4 ways to gain trust

Trust is very important between a player and their coach. But how is trust earned? Sports psychologist Dan Abrahams offers grassroots coaches four tips to help them gain the confidence of their players.

All Blacks’ coach Steve Hansen talks to non-playing All Blacks Sam Whitelock (L) and Aaron Smith (R) before their Rugby Championship match.


It is a challenge for any leader in any sport to be both liked and respected. Popular psychology suggests that one trades off with the other – be their mate and they won’t respect you, demand intensity or performance and they won’t like you.

However, while it’s difficult to blend the two together, it’s surely possible. To bring players into your coaching culture you have to care for them and develop an interest in the person behind the player.

With young rugby players you learn about their challenges at school; with adult players, learn about their interests outside of rugby.

By knowing a little about each player you show you care – and you make it tougher for players to harm team spirit or destroy team unity and togetherness.  


There is no better way to win the hearts and minds of your players than to coach them – as individuals and as team-mates. Avoid judging their natural ability and focus your attention on the development process.

As a local coach, you can win plaudits for developing the best coaching process in your area. Have a firm eye on achieving this, more so than winning games.

Above anything else, players want to improve, develop and learn. They want to be taught and they want to be inspired through great coaching.

Trust is delivered through your expert eye and your guiding voice. A promise to players that they will develop their game under your tutelage will win their trust and loyalty more than anything.  


Your players and your team are merely a reflection of your coaching ability and your coaching culture.

Never blame players for a defeat – merely offer them correction. If they’ve made mistakes, red flag these as areas to coach and to improve upon in the future.

Mistakes happen, so avoid making a big deal of them. It’s fair to say that if your players aren’t making mistakes, they probably aren’t trying hard enough (or taking enough match-winning risks).

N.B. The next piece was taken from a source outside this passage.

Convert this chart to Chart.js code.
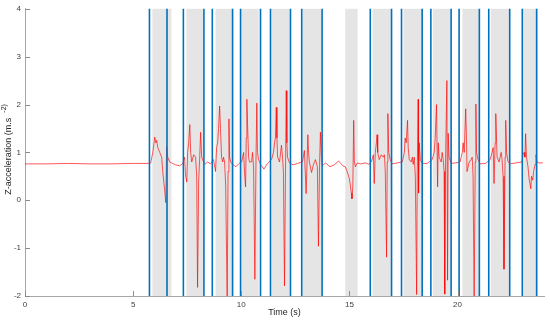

Make the mistake ‘we’ rather than ‘him’ or ‘her’ or ‘you’. Certainly, never blame the players in public. If there is a correction to be made, do so away from the match.

Do it on the training ground or in the changing room – and mark it as an area of challenge for the both of you to improve upon.  


Having worked in many different coaching cultures, I often find that the least successful ones are found where the communication is poor between coaching staff and players.

You will find that open lines of communication will always win player loyalty. It shows that you’re engaged with them as players and as people. It also shows you’re invested in their game.

Make sure your conversations with players are always specific to them – be specific with both your instructions and your feedback. You should never compare a player to a team-mate but always make your feedback target-oriented.

Research has shown that feedback is most effective when it addresses a learner’s advancement towards a goal, rather than less meaningful aspects of performance.